[Some records]
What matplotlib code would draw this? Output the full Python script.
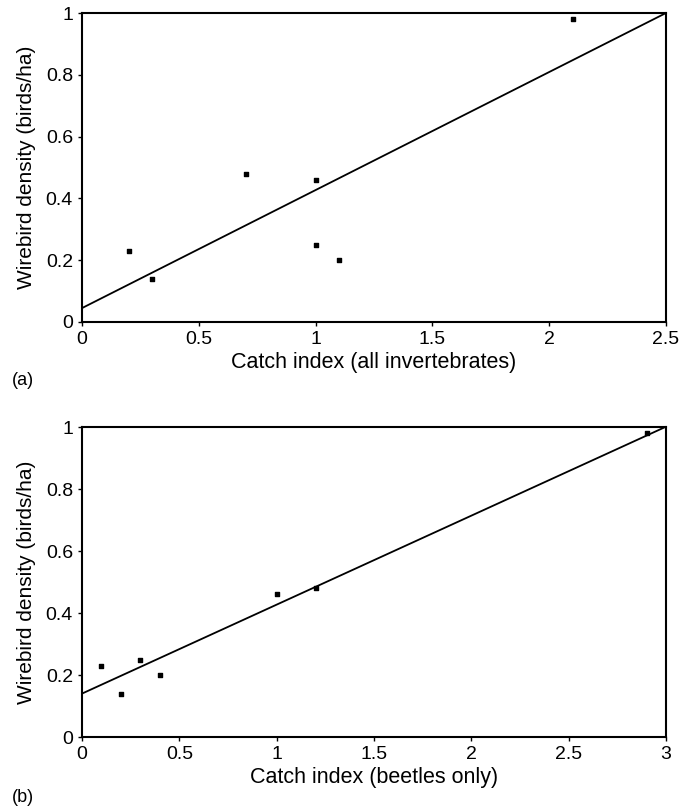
import numpy as np
import matplotlib.pyplot as plt

plt.rcParams['font.family'] = ['Liberation Sans', 'DejaVu Sans']

# panel (a): all invertebrates
catch_a = [0.2, 0.3, 0.7, 1.0, 1.0, 1.1, 2.1]
density_a = [0.23, 0.14, 0.48, 0.46, 0.25, 0.20, 0.98]
fit_a = [0.045, 0.382]  # intercept, slope

# panel (b): beetles only
catch_b = [0.1, 0.2, 0.3, 0.4, 1.0, 1.2, 2.9]
density_b = [0.23, 0.14, 0.25, 0.20, 0.46, 0.48, 0.98]
fit_b = [0.14, 0.287]

y_ticks = [0, 0.2, 0.4, 0.6, 0.8, 1.0]
y_labels = ["0", "0.2", "0.4", "0.6", "0.8", "1"]

fig = plt.figure(figsize=(6.79, 8.07), dpi=100)
W, H = 679, 807

def panel(rect, x, y, fit, xmax, xticks, xlabels, xlabel, tag, tag_y):
    ax = fig.add_axes(rect)
    ax.scatter(x, y, s=9, marker='s', color='black', zorder=3)
    xs = np.array([0, xmax])
    ax.plot(xs, fit[0] + fit[1] * xs, color='black', lw=1.3)
    ax.set_xlim(0, xmax)
    ax.set_ylim(0, 1)
    ax.set_xticks(xticks)
    ax.set_xticklabels(xlabels)
    ax.set_yticks(y_ticks)
    ax.set_yticklabels(y_labels)
    ax.tick_params(direction='out', length=3, width=1, labelsize=14)
    for s in ax.spines.values():
        s.set_linewidth(1.5)
    ax.set_xlabel(xlabel, fontsize=15.5, labelpad=3)
    ax.set_ylabel("Wirebird density (birds/ha)", fontsize=15, labelpad=7)
    fig.text(12 / W, 1 - tag_y / H, tag, fontsize=13, va='center')
    return ax

l, r = 82 / W, 666 / W
panel([l, 1 - 322 / H, r - l, 309 / H], catch_a, density_a, fit_a, 2.5,
      [0, 0.5, 1, 1.5, 2, 2.5], ["0", "0.5", "1", "1.5", "2", "2.5"],
      "Catch index (all invertebrates)", "(a)", 380)
panel([l, 1 - 737 / H, r - l, 310 / H], catch_b, density_b, fit_b, 3,
      [0, 0.5, 1, 1.5, 2, 2.5, 3], ["0", "0.5", "1", "1.5", "2", "2.5", "3"],
      "Catch index (beetles only)", "(b)", 797)

fig.savefig("out.png", dpi=100)
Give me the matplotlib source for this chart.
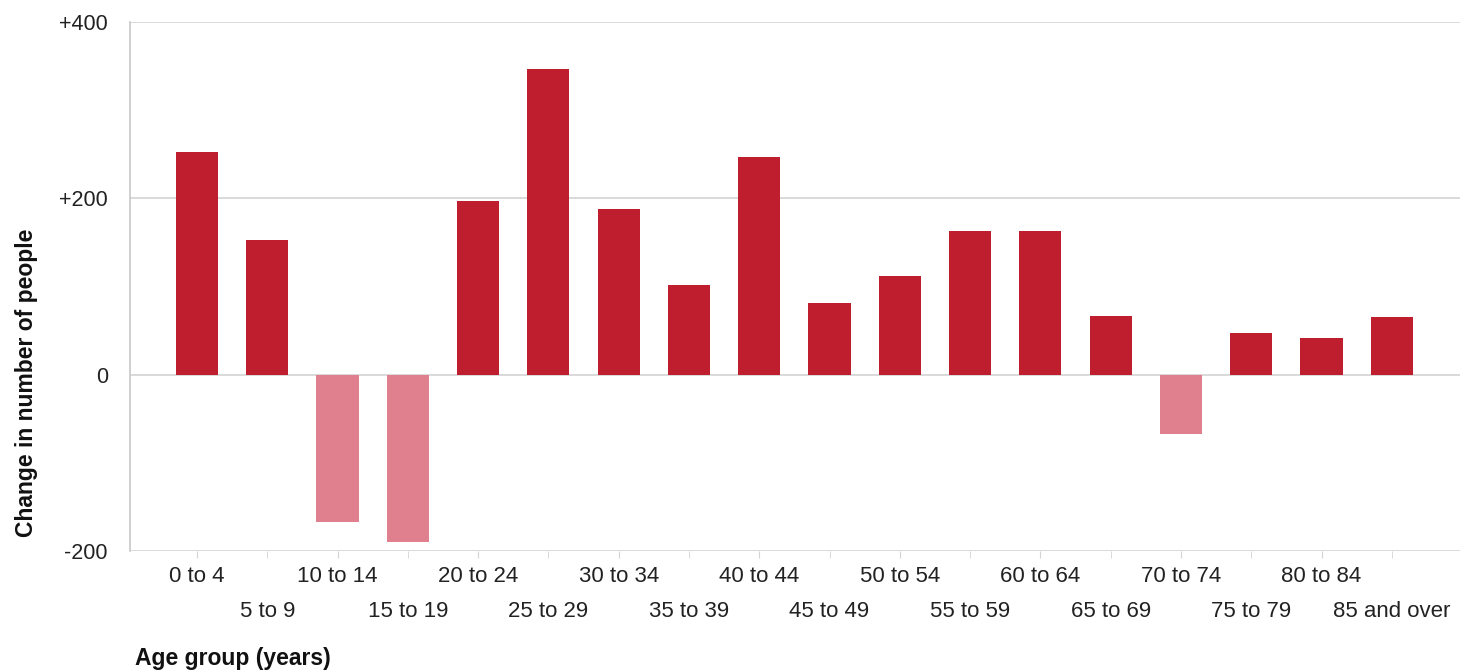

## The exercise
Leave out the pictures and repeat exactly the lines from the start of the material through the line that contains "fit_a = [0.045, 0.382]", both included.

## Solution for this problem
What matplotlib code would draw this? Output the full Python script.
import numpy as np
import matplotlib.pyplot as plt

plt.rcParams['font.family'] = ['Liberation Sans', 'DejaVu Sans']

# panel (a): all invertebrates
catch_a = [0.2, 0.3, 0.7, 1.0, 1.0, 1.1, 2.1]
density_a = [0.23, 0.14, 0.48, 0.46, 0.25, 0.20, 0.98]
fit_a = [0.045, 0.382]  # intercept, slope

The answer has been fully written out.